### DATASET EXTRACT
———
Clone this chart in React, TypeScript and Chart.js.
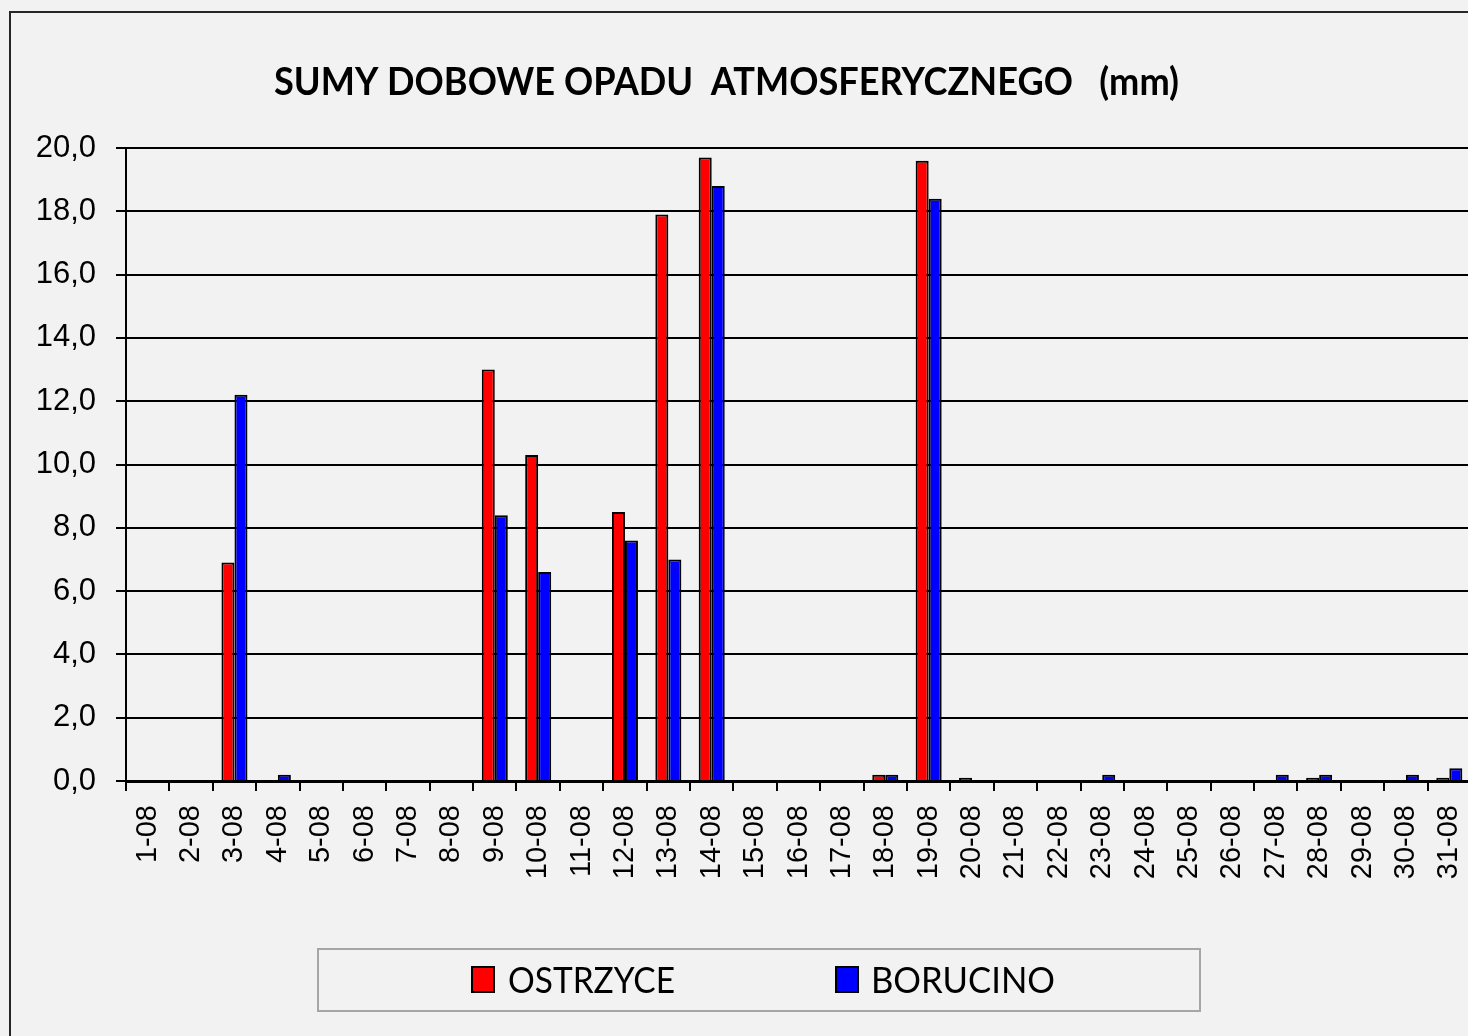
import { useEffect, useRef } from 'react';
import { Chart, registerables } from 'chart.js';

Chart.register(...registerables);

const TITLE = 'SUMY DOBOWE OPADU  ATMOSFERYCZNEGO   (mm)';
const DAYS = [
  '1-08', '2-08', '3-08', '4-08', '5-08', '6-08', '7-08', '8-08', '9-08', '10-08',
  '11-08', '12-08', '13-08', '14-08', '15-08', '16-08', '17-08', '18-08', '19-08', '20-08',
  '21-08', '22-08', '23-08', '24-08', '25-08', '26-08', '27-08', '28-08', '29-08', '30-08', '31-08',
];
const SERIES_NAMES = ['OSTRZYCE', 'BORUCINO'];
const OSTRZYCE = [0, 0, 6.9, 0, 0, 0, 0, 0, 13.0, 10.3, 0, 8.5, 17.9, 19.7, 0, 0, 0, 0.2, 19.6, 0.1, 0, 0, 0, 0, 0, 0, 0, 0.1, 0, 0, 0.1];
const BORUCINO = [0, 0, 12.2, 0.2, 0, 0, 0, 0, 8.4, 6.6, 0, 7.6, 7.0, 18.8, 0, 0, 0, 0.2, 18.4, 0, 0, 0, 0.2, 0, 0, 0, 0.2, 0.2, 0, 0.2, 0.4];
const Y_MIN = 0;
const Y_MAX = 20;
const Y_STEP = 2;

const BG = '#f2f2f2';

function fitText(ctx: CanvasRenderingContext2D, text: string, x: number, y: number, width: number, font: string) {
  ctx.save();
  ctx.font = font;
  ctx.textAlign = 'left';
  ctx.textBaseline = 'alphabetic';
  const w = ctx.measureText(text).width;
  ctx.translate(x, y);
  ctx.scale(width / w, 1);
  ctx.fillText(text, 0, 0);
  ctx.restore();
}

const decorPlugin = {
  id: 'decor',
  beforeDraw(chart: any) {
    const ctx = chart.ctx as CanvasRenderingContext2D;
    ctx.save();
    ctx.fillStyle = BG;
    ctx.fillRect(0, 0, chart.width, chart.height);
    ctx.strokeStyle = '#262626';
    ctx.lineWidth = 2;
    ctx.strokeRect(10, 12, chart.width + 100, chart.height + 100);
    ctx.restore();
  },
  afterDraw(chart: any) {
    const ctx = chart.ctx as CanvasRenderingContext2D;
    ctx.save();
    ctx.fillStyle = '#000';
    fitText(ctx, TITLE, 274, 95, 905, 'bold 38px Lato');

    // legend frame
    ctx.strokeStyle = '#a6a6a6';
    ctx.lineWidth = 2;
    ctx.strokeRect(318, 949, 882, 62);

    const items = [
      { mx: 471, tx: 508, tw: 167 },
      { mx: 835, tx: 871, tw: 184 },
    ];
    chart.data.datasets.forEach((ds: any, i: number) => {
      const it = items[i];
      ctx.fillStyle = ds.backgroundColor;
      ctx.fillRect(it.mx, 966, 24, 27);
      ctx.strokeStyle = '#000';
      ctx.lineWidth = 2;
      ctx.strokeRect(it.mx + 1, 967, 22, 25);
      ctx.fillStyle = '#000';
      fitText(ctx, ds.label, it.tx, 993, it.tw, '37px Lato');
    });
    ctx.restore();
  },
};

export default function App() {
  const ref = useRef<HTMLCanvasElement | null>(null);

  useEffect(() => {
    if (!ref.current) return;
    const chart = new Chart(ref.current, {
      type: 'bar',
      data: {
        labels: DAYS,
        datasets: [
          {
            label: SERIES_NAMES[0],
            data: OSTRZYCE,
            backgroundColor: '#ff0000',
            borderColor: '#000000',
            borderWidth: 2,
            categoryPercentage: 0.6,
            barPercentage: 1.0,
          },
          {
            label: SERIES_NAMES[1],
            data: BORUCINO,
            backgroundColor: '#0000ff',
            borderColor: '#000000',
            borderWidth: 2,
            categoryPercentage: 0.6,
            barPercentage: 1.0,
          },
        ],
      },
      options: {
        animation: false,
        responsive: false,
        maintainAspectRatio: false,
        devicePixelRatio: 1,
        layout: { padding: { left: 0, right: 9, top: 148, bottom: 0 } },
        plugins: {
          legend: { display: false },
          title: { display: false },
          tooltip: { enabled: false },
        },
        scales: {
          x: {
            offset: true,
            grid: {
              display: true,
              offset: true,
              drawOnChartArea: false,
              drawTicks: true,
              tickLength: 10,
              color: '#000',
              lineWidth: 2,
            },
            border: { display: true, color: '#000', width: 3 },
            ticks: {
              autoSkip: false,
              maxRotation: 90,
              minRotation: 90,
              padding: 14,
              color: '#000',
              font: { family: 'Liberation Sans', size: 29 },
            },
            afterFit(scale: any) {
              scale.height = 255;
              scale.paddingLeft = 0;
              scale.paddingRight = 0;
            },
          },
          y: {
            min: Y_MIN,
            max: Y_MAX,
            ticks: {
              stepSize: Y_STEP,
              padding: 20,
              color: '#000',
              font: { family: 'Liberation Sans', size: 31 },
              callback: (v: any) => Number(v).toFixed(1).replace('.', ','),
            },
            grid: {
              color: '#000',
              lineWidth: 2,
              drawTicks: true,
              tickLength: 10,
            },
            border: { display: true, color: '#000', width: 2 },
            afterFit(scale: any) {
              scale.width = 126;
              scale.paddingTop = 0;
              scale.paddingBottom = 0;
            },
          },
        },
      },
      plugins: [decorPlugin],
    });
    return () => chart.destroy();
  }, []);

  return (
    <div style={{ position: 'fixed', left: 0, top: 0, width: '100vw', height: '100vh', overflow: 'hidden', background: BG }}>
      <canvas ref={ref} width={1480} height={1036} style={{ display: 'block', width: 1480, height: 1036 }} />
    </div>
  );
}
———
### AIM OF THE EXERCISE
Write out exactly the lines between the start of the data and the line with "ctx.strokeRect(318, 949, 882, 62);", including both, but none of the pictures.

### THE ANSWER
Clone this chart in React, TypeScript and Chart.js.
import { useEffect, useRef } from 'react';
import { Chart, registerables } from 'chart.js';

Chart.register(...registerables);

const TITLE = 'SUMY DOBOWE OPADU  ATMOSFERYCZNEGO   (mm)';
const DAYS = [
  '1-08', '2-08', '3-08', '4-08', '5-08', '6-08', '7-08', '8-08', '9-08', '10-08',
  '11-08', '12-08', '13-08', '14-08', '15-08', '16-08', '17-08', '18-08', '19-08', '20-08',
  '21-08', '22-08', '23-08', '24-08', '25-08', '26-08', '27-08', '28-08', '29-08', '30-08', '31-08',
];
const SERIES_NAMES = ['OSTRZYCE', 'BORUCINO'];
const OSTRZYCE = [0, 0, 6.9, 0, 0, 0, 0, 0, 13.0, 10.3, 0, 8.5, 17.9, 19.7, 0, 0, 0, 0.2, 19.6, 0.1, 0, 0, 0, 0, 0, 0, 0, 0.1, 0, 0, 0.1];
const BORUCINO = [0, 0, 12.2, 0.2, 0, 0, 0, 0, 8.4, 6.6, 0, 7.6, 7.0, 18.8, 0, 0, 0, 0.2, 18.4, 0, 0, 0, 0.2, 0, 0, 0, 0.2, 0.2, 0, 0.2, 0.4];
const Y_MIN = 0;
const Y_MAX = 20;
const Y_STEP = 2;

const BG = '#f2f2f2';

function fitText(ctx: CanvasRenderingContext2D, text: string, x: number, y: number, width: number, font: string) {
  ctx.save();
  ctx.font = font;
  ctx.textAlign = 'left';
  ctx.textBaseline = 'alphabetic';
  const w = ctx.measureText(text).width;
  ctx.translate(x, y);
  ctx.scale(width / w, 1);
  ctx.fillText(text, 0, 0);
  ctx.restore();
}

const decorPlugin = {
  id: 'decor',
  beforeDraw(chart: any) {
    const ctx = chart.ctx as CanvasRenderingContext2D;
    ctx.save();
    ctx.fillStyle = BG;
    ctx.fillRect(0, 0, chart.width, chart.height);
    ctx.strokeStyle = '#262626';
    ctx.lineWidth = 2;
    ctx.strokeRect(10, 12, chart.width + 100, chart.height + 100);
    ctx.restore();
  },
  afterDraw(chart: any) {
    const ctx = chart.ctx as CanvasRenderingContext2D;
    ctx.save();
    ctx.fillStyle = '#000';
    fitText(ctx, TITLE, 274, 95, 905, 'bold 38px Lato');

    // legend frame
    ctx.strokeStyle = '#a6a6a6';
    ctx.lineWidth = 2;
    ctx.strokeRect(318, 949, 882, 62);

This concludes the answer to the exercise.